Records with drawing code:
▼

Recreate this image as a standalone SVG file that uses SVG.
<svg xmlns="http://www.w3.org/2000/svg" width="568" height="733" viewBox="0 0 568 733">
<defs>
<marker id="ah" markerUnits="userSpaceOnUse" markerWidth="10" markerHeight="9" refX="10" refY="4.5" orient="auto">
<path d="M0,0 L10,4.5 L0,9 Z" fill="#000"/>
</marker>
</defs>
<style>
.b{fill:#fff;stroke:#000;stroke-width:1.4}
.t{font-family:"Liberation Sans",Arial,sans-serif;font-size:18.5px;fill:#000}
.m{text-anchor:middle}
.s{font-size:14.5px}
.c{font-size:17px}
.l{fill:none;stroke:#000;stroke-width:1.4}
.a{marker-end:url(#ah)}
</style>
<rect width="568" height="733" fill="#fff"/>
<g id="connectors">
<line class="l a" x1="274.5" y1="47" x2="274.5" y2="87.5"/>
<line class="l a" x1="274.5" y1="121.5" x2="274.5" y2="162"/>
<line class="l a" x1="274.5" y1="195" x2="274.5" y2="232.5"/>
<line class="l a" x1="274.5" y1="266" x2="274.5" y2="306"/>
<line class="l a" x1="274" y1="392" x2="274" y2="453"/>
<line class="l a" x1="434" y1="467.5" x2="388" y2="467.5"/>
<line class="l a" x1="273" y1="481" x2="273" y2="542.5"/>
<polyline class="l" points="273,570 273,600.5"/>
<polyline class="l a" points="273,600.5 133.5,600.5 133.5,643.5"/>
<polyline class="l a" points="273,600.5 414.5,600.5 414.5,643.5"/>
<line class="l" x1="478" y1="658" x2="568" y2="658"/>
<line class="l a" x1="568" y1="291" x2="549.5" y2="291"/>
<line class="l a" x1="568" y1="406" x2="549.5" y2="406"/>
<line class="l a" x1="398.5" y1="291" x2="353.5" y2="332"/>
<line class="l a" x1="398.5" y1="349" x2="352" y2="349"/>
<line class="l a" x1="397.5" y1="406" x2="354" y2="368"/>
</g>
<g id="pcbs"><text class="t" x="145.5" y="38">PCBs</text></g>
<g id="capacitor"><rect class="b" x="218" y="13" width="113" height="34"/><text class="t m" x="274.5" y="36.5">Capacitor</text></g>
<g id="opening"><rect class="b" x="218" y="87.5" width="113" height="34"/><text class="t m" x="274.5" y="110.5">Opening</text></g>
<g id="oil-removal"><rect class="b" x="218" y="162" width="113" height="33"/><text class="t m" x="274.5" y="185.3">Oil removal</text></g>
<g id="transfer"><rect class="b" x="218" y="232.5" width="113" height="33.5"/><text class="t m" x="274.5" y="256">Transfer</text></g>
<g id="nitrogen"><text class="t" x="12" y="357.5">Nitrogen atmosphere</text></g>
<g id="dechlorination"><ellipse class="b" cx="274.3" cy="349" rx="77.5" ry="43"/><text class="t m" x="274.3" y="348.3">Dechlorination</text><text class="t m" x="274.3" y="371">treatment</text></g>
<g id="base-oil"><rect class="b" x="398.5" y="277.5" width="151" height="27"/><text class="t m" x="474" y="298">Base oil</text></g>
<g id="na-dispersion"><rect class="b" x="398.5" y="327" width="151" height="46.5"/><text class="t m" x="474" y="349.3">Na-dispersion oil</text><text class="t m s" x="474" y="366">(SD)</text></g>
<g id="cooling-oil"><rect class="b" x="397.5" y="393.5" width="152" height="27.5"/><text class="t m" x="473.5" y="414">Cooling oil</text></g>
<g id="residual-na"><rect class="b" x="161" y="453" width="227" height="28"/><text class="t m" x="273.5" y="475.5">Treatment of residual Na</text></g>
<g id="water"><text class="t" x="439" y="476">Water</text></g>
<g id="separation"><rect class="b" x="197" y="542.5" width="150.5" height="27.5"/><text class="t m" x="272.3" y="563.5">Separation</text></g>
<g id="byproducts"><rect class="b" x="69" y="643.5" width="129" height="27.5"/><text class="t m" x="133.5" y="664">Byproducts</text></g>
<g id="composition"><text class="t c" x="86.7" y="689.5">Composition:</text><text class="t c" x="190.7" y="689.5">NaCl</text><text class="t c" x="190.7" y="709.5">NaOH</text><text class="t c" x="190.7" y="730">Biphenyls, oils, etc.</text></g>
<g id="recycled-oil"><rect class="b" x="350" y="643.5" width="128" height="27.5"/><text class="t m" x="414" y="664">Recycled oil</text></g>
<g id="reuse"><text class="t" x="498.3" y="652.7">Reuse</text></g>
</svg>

▲
▼

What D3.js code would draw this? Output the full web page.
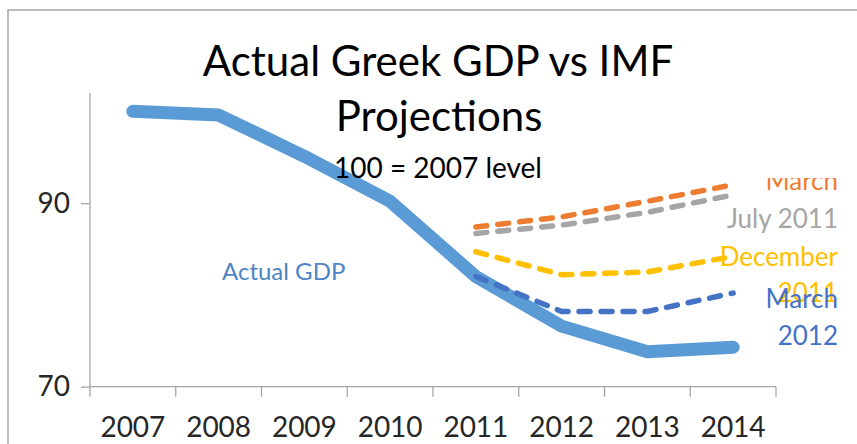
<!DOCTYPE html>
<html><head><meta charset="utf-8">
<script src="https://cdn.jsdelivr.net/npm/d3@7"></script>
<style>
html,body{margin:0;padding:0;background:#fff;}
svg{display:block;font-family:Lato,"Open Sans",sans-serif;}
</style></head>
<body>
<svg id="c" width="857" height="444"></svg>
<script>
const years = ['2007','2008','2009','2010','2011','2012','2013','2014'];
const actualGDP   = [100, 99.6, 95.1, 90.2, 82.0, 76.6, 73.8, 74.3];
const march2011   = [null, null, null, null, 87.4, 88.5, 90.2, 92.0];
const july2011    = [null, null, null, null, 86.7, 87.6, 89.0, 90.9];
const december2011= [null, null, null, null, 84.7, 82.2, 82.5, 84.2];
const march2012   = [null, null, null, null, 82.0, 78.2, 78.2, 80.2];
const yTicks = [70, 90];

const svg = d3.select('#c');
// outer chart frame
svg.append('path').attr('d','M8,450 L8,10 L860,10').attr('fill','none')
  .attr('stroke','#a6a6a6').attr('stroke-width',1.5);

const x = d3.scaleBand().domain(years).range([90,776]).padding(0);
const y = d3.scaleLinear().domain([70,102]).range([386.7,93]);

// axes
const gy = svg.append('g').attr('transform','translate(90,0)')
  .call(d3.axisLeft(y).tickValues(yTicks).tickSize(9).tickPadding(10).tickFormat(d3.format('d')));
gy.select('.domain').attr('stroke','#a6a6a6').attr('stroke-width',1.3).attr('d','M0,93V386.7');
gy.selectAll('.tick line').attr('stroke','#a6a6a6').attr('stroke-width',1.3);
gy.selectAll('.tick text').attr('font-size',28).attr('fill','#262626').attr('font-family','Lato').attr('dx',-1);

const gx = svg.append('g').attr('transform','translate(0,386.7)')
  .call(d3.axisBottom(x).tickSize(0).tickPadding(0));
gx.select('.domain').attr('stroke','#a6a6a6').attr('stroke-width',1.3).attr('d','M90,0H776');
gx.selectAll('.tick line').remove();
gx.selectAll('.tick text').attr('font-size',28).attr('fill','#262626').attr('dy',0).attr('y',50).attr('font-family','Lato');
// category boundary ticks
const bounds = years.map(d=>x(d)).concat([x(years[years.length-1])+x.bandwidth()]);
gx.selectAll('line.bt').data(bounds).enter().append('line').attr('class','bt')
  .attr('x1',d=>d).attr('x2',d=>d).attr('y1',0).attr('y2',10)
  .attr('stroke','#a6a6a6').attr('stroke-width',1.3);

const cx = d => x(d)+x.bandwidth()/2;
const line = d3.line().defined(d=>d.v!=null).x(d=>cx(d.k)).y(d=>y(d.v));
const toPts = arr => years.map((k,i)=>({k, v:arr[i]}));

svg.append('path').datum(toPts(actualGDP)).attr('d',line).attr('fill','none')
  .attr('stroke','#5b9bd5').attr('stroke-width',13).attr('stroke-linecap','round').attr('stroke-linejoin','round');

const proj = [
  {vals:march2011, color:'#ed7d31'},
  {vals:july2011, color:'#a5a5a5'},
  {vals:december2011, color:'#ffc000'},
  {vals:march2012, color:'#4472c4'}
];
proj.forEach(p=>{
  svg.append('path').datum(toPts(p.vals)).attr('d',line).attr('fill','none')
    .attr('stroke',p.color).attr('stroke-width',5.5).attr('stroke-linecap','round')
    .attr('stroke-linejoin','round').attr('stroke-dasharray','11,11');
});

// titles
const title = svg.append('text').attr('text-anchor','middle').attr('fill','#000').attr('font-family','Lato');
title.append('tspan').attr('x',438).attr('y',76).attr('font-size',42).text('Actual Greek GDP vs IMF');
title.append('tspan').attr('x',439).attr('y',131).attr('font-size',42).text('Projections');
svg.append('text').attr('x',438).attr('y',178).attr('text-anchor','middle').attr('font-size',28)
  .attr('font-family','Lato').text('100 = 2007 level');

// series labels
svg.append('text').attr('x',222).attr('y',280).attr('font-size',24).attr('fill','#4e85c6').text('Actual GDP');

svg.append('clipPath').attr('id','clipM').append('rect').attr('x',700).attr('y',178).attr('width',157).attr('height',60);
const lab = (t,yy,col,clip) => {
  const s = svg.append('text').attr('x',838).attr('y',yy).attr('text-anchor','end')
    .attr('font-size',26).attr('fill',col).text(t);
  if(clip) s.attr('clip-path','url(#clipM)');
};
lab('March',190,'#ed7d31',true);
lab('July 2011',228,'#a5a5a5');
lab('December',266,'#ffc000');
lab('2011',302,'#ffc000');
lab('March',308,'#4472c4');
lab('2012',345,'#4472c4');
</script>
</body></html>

▲

Stated task:
From the listing above, pick out every line containing "this".

Answer in full:
Recreate this image as a standalone SVG file that uses SVG.
What D3.js code would draw this? Output the full web page.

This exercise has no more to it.